## Given problem
Each line of the material must be repeated precisely, with the pictures left out.

## Stored data
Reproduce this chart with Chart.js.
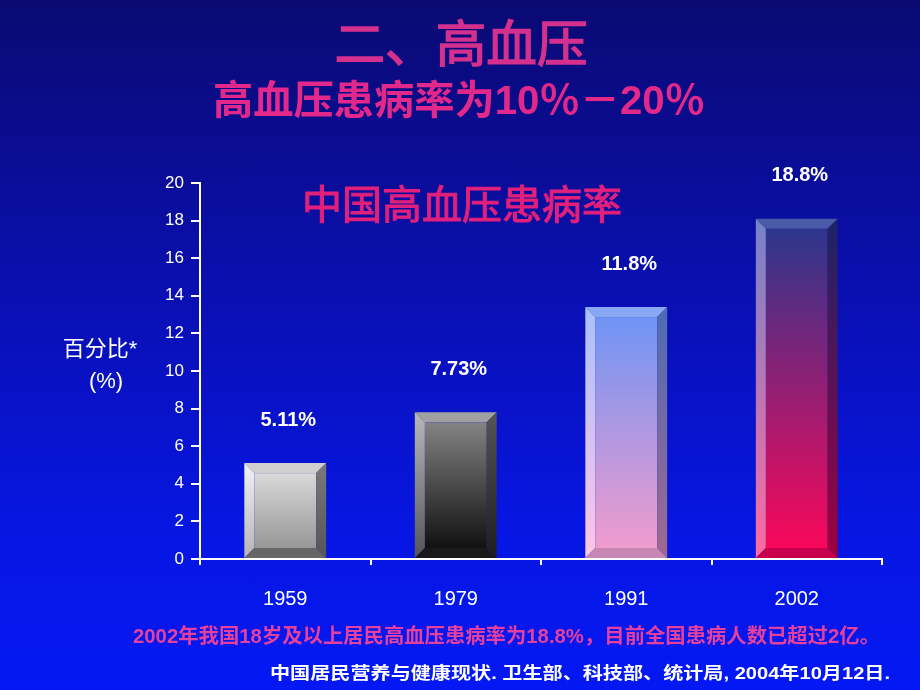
<!DOCTYPE html>
<html><head><meta charset="utf-8">
<script src="https://cdn.jsdelivr.net/npm/chart.js@4/dist/chart.umd.min.js"></script>
<style>
html,body{margin:0;padding:0;}
body{width:920px;height:690px;background:linear-gradient(180deg,#0a0a72 0%,#0a0fae 40%,#0716e0 75%,#0418f4 100%);overflow:hidden;}
canvas{display:block;}
</style></head>
<body><canvas id="c" width="920" height="690"></canvas>
<script>
// ---- data ----
const years = ["1959", "1979", "1991", "2002"];
const barHeights = [5.1, 7.8, 13.4, 18.1];
const valueLabels = ["5.11%", "7.73%", "11.8%", "18.8%"];
const yMin = 0, yMax = 20, yStep = 2;
const titleText = "二、高血压";
const subtitleText = "高血压患病率为10％－20％";
const innerTitle = "中国高血压患病率";
const yTitleLines = ["百分比*", "(%)"];
const noteText = "2002年我国18岁及以上居民高血压患病率为18.8%，目前全国患病人数已超过2亿。";
const sourceText = "中国居民营养与健康现状. 卫生部、科技部、统计局, 2004年10月12日.";

// ---- styles ----
const FONT = '"Liberation Sans", Arial, "Noto Sans CJK SC", sans-serif';
const barStyles = [
  {faceTop:"#e2e2e2", faceBot:"#8e8e8e", top:"#cfcfcf", leftTop:"#f2f2f2", leftBot:"#b4b4b4", rightTop:"#7a7a7a", rightBot:"#555555", bottom:"#666666"},
  {faceTop:"#8c8c8c", faceBot:"#080808", top:"#a0a0a0", leftTop:"#b8b8b8", leftBot:"#555555", rightTop:"#555555", rightBot:"#1e1e1e", bottom:"#1a1a1a"},
  {faceTop:"#6a94f6", faceBot:"#f59ccc", top:"#88a8f4", leftTop:"#a8c0ff", leftBot:"#ffc4e2", rightTop:"#4c6cb4", rightBot:"#a06890", bottom:"#c886b4"},
  {faceTop:"#26388e", faceBot:"#ff0658", top:"#4a5aa6", leftTop:"#7484c8", leftBot:"#ff6a9e", rightTop:"#1a2468", rightBot:"#a0003e", bottom:"#c8004c"}
];

function poly(ctx, pts, fill){
  ctx.beginPath(); ctx.moveTo(pts[0][0], pts[0][1]);
  for (let i=1;i<pts.length;i++) ctx.lineTo(pts[i][0], pts[i][1]);
  ctx.closePath(); ctx.fillStyle = fill; ctx.fill();
}
function vgrad(ctx, y0, y1, c0, c1){
  const g = ctx.createLinearGradient(0, y0, 0, y1);
  g.addColorStop(0, c0); g.addColorStop(1, c1); return g;
}
function fitText(ctx, text, cx, cy, font, color, width, align, stroke){
  ctx.save(); ctx.font = font; ctx.fillStyle = color; ctx.textBaseline = "middle";
  const w = ctx.measureText(text).width;
  const s = width ? width / w : 1;
  let x0 = align === "left" ? cx : (align === "right" ? cx - w*s : cx - w*s/2);
  ctx.translate(x0, cy); ctx.scale(s, 1); ctx.textAlign = "left";
  ctx.fillText(text, 0, 0);
  if (stroke) { ctx.strokeStyle = color; ctx.lineWidth = stroke; ctx.strokeText(text, 0, 0); }
  ctx.restore();
}

const bevelPlugin = {
  id: "bevel",
  afterDatasetsDraw(chart){
    const ctx = chart.ctx;
    const meta = chart.getDatasetMeta(0);
    meta.data.forEach((bar, i) => {
      const st = barStyles[i];
      const {x, y, base, width} = bar.getProps(["x","y","base","width"], true);
      const L = x - width/2, R = x + width/2, T = y, B = base, b = 10;
      ctx.save();
      ctx.fillStyle = vgrad(ctx, T, B, st.faceTop, st.faceBot);
      ctx.fillRect(L+b, T+b, width-2*b, B-T-2*b);
      poly(ctx, [[L,T],[R,T],[R-b,T+b],[L+b,T+b]], st.top);
      poly(ctx, [[L,T],[L+b,T+b],[L+b,B-b],[L,B]], vgrad(ctx, T, B, st.leftTop, st.leftBot));
      poly(ctx, [[R,T],[R,B],[R-b,B-b],[R-b,T+b]], vgrad(ctx, T, B, st.rightTop, st.rightBot));
      poly(ctx, [[L,B],[L+b,B-b],[R-b,B-b],[R,B]], st.bottom);
      ctx.restore();
      // value label
      fitText(ctx, valueLabels[i], x + 3, T - 43, "bold 20px " + FONT, "#ffffff");
    });
  }
};

const textPlugin = {
  id: "texts",
  afterDraw(chart){
    const ctx = chart.ctx;
    fitText(ctx, titleText, 461, 48, "50px " + FONT, "#d4308e", 253, null, 1.4);
    fitText(ctx, subtitleText, 459, 103, "bold 40px " + FONT, "#e2288a", 492);
    fitText(ctx, innerTitle, 462, 208, "40px " + FONT, "#e2207c", 320, null, 1);
    fitText(ctx, yTitleLines[0], 100, 350, "22px " + FONT, "#ffffff");
    fitText(ctx, yTitleLines[1], 106, 382, "22px " + FONT, "#ffffff");
    fitText(ctx, noteText, 133, 637, "bold 20px " + FONT, "#e4409e", 747, "left");
    fitText(ctx, sourceText, 890, 674, "bold 17px " + FONT, "#ffffff", 620, "right");
  }
};

new Chart(document.getElementById("c"), {
  type: "bar",
  data: {
    labels: years,
    datasets: [{ data: barHeights, backgroundColor: "rgba(0,0,0,0)", borderWidth: 0,
      barPercentage: 0.48, categoryPercentage: 1.0 }]
  },
  options: {
    responsive: false, animation: false, devicePixelRatio: 1,
    layout: { padding: { top: 183, right: 38, left: 0, bottom: 0 } },
    plugins: { legend: { display: false }, tooltip: { enabled: false }, title: { display: false } },
    scales: {
      x: {
        offset: true,
        grid: { offset: true, drawOnChartArea: false, drawTicks: true, tickLength: 6, color: "#ffffff", lineWidth: 2 },
        border: { display: true, color: "#ffffff", width: 2 },
        ticks: { color: "#ffffff", font: { size: 20, family: FONT }, padding: 22 },
        afterFit(s){ s.height = 131; }
      },
      y: {
        min: yMin, max: yMax,
        grid: { drawOnChartArea: false, drawTicks: true, tickLength: 9, color: "#ffffff", lineWidth: 2 },
        border: { display: true, color: "#ffffff", width: 2 },
        ticks: { stepSize: yStep, color: "#ffffff", font: { size: 17, family: FONT }, padding: 7 },
        afterFit(s){ s.width = 200; }
      }
    }
  },
  plugins: [bevelPlugin, textPlugin]
});
</script>
</body></html>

## The completed task
Reproduce this chart with Chart.js.
<!DOCTYPE html>
<html><head><meta charset="utf-8">
<script src="https://cdn.jsdelivr.net/npm/chart.js@4/dist/chart.umd.min.js"></script>
<style>
html,body{margin:0;padding:0;}
body{width:920px;height:690px;background:linear-gradient(180deg,#0a0a72 0%,#0a0fae 40%,#0716e0 75%,#0418f4 100%);overflow:hidden;}
canvas{display:block;}
</style></head>
<body><canvas id="c" width="920" height="690"></canvas>
<script>
// ---- data ----
const years = ["1959", "1979", "1991", "2002"];
const barHeights = [5.1, 7.8, 13.4, 18.1];
const valueLabels = ["5.11%", "7.73%", "11.8%", "18.8%"];
const yMin = 0, yMax = 20, yStep = 2;
const titleText = "二、高血压";
const subtitleText = "高血压患病率为10％－20％";
const innerTitle = "中国高血压患病率";
const yTitleLines = ["百分比*", "(%)"];
const noteText = "2002年我国18岁及以上居民高血压患病率为18.8%，目前全国患病人数已超过2亿。";
const sourceText = "中国居民营养与健康现状. 卫生部、科技部、统计局, 2004年10月12日.";

// ---- styles ----
const FONT = '"Liberation Sans", Arial, "Noto Sans CJK SC", sans-serif';
const barStyles = [
  {faceTop:"#e2e2e2", faceBot:"#8e8e8e", top:"#cfcfcf", leftTop:"#f2f2f2", leftBot:"#b4b4b4", rightTop:"#7a7a7a", rightBot:"#555555", bottom:"#666666"},
  {faceTop:"#8c8c8c", faceBot:"#080808", top:"#a0a0a0", leftTop:"#b8b8b8", leftBot:"#555555", rightTop:"#555555", rightBot:"#1e1e1e", bottom:"#1a1a1a"},
  {faceTop:"#6a94f6", faceBot:"#f59ccc", top:"#88a8f4", leftTop:"#a8c0ff", leftBot:"#ffc4e2", rightTop:"#4c6cb4", rightBot:"#a06890", bottom:"#c886b4"},
  {faceTop:"#26388e", faceBot:"#ff0658", top:"#4a5aa6", leftTop:"#7484c8", leftBot:"#ff6a9e", rightTop:"#1a2468", rightBot:"#a0003e", bottom:"#c8004c"}
];

function poly(ctx, pts, fill){
  ctx.beginPath(); ctx.moveTo(pts[0][0], pts[0][1]);
  for (let i=1;i<pts.length;i++) ctx.lineTo(pts[i][0], pts[i][1]);
  ctx.closePath(); ctx.fillStyle = fill; ctx.fill();
}
function vgrad(ctx, y0, y1, c0, c1){
  const g = ctx.createLinearGradient(0, y0, 0, y1);
  g.addColorStop(0, c0); g.addColorStop(1, c1); return g;
}
function fitText(ctx, text, cx, cy, font, color, width, align, stroke){
  ctx.save(); ctx.font = font; ctx.fillStyle = color; ctx.textBaseline = "middle";
  const w = ctx.measureText(text).width;
  const s = width ? width / w : 1;
  let x0 = align === "left" ? cx : (align === "right" ? cx - w*s : cx - w*s/2);
  ctx.translate(x0, cy); ctx.scale(s, 1); ctx.textAlign = "left";
  ctx.fillText(text, 0, 0);
  if (stroke) { ctx.strokeStyle = color; ctx.lineWidth = stroke; ctx.strokeText(text, 0, 0); }
  ctx.restore();
}

const bevelPlugin = {
  id: "bevel",
  afterDatasetsDraw(chart){
    const ctx = chart.ctx;
    const meta = chart.getDatasetMeta(0);
    meta.data.forEach((bar, i) => {
      const st = barStyles[i];
      const {x, y, base, width} = bar.getProps(["x","y","base","width"], true);
      const L = x - width/2, R = x + width/2, T = y, B = base, b = 10;
      ctx.save();
      ctx.fillStyle = vgrad(ctx, T, B, st.faceTop, st.faceBot);
      ctx.fillRect(L+b, T+b, width-2*b, B-T-2*b);
      poly(ctx, [[L,T],[R,T],[R-b,T+b],[L+b,T+b]], st.top);
      poly(ctx, [[L,T],[L+b,T+b],[L+b,B-b],[L,B]], vgrad(ctx, T, B, st.leftTop, st.leftBot));
      poly(ctx, [[R,T],[R,B],[R-b,B-b],[R-b,T+b]], vgrad(ctx, T, B, st.rightTop, st.rightBot));
      poly(ctx, [[L,B],[L+b,B-b],[R-b,B-b],[R,B]], st.bottom);
      ctx.restore();
      // value label
      fitText(ctx, valueLabels[i], x + 3, T - 43, "bold 20px " + FONT, "#ffffff");
    });
  }
};

const textPlugin = {
  id: "texts",
  afterDraw(chart){
    const ctx = chart.ctx;
    fitText(ctx, titleText, 461, 48, "50px " + FONT, "#d4308e", 253, null, 1.4);
    fitText(ctx, subtitleText, 459, 103, "bold 40px " + FONT, "#e2288a", 492);
    fitText(ctx, innerTitle, 462, 208, "40px " + FONT, "#e2207c", 320, null, 1);
    fitText(ctx, yTitleLines[0], 100, 350, "22px " + FONT, "#ffffff");
    fitText(ctx, yTitleLines[1], 106, 382, "22px " + FONT, "#ffffff");
    fitText(ctx, noteText, 133, 637, "bold 20px " + FONT, "#e4409e", 747, "left");
    fitText(ctx, sourceText, 890, 674, "bold 17px " + FONT, "#ffffff", 620, "right");
  }
};

new Chart(document.getElementById("c"), {
  type: "bar",
  data: {
    labels: years,
    datasets: [{ data: barHeights, backgroundColor: "rgba(0,0,0,0)", borderWidth: 0,
      barPercentage: 0.48, categoryPercentage: 1.0 }]
  },
  options: {
    responsive: false, animation: false, devicePixelRatio: 1,
    layout: { padding: { top: 183, right: 38, left: 0, bottom: 0 } },
    plugins: { legend: { display: false }, tooltip: { enabled: false }, title: { display: false } },
    scales: {
      x: {
        offset: true,
        grid: { offset: true, drawOnChartArea: false, drawTicks: true, tickLength: 6, color: "#ffffff", lineWidth: 2 },
        border: { display: true, color: "#ffffff", width: 2 },
        ticks: { color: "#ffffff", font: { size: 20, family: FONT }, padding: 22 },
        afterFit(s){ s.height = 131; }
      },
      y: {
        min: yMin, max: yMax,
        grid: { drawOnChartArea: false, drawTicks: true, tickLength: 9, color: "#ffffff", lineWidth: 2 },
        border: { display: true, color: "#ffffff", width: 2 },
        ticks: { stepSize: yStep, color: "#ffffff", font: { size: 17, family: FONT }, padding: 7 },
        afterFit(s){ s.width = 200; }
      }
    }
  },
  plugins: [bevelPlugin, textPlugin]
});
</script>
</body></html>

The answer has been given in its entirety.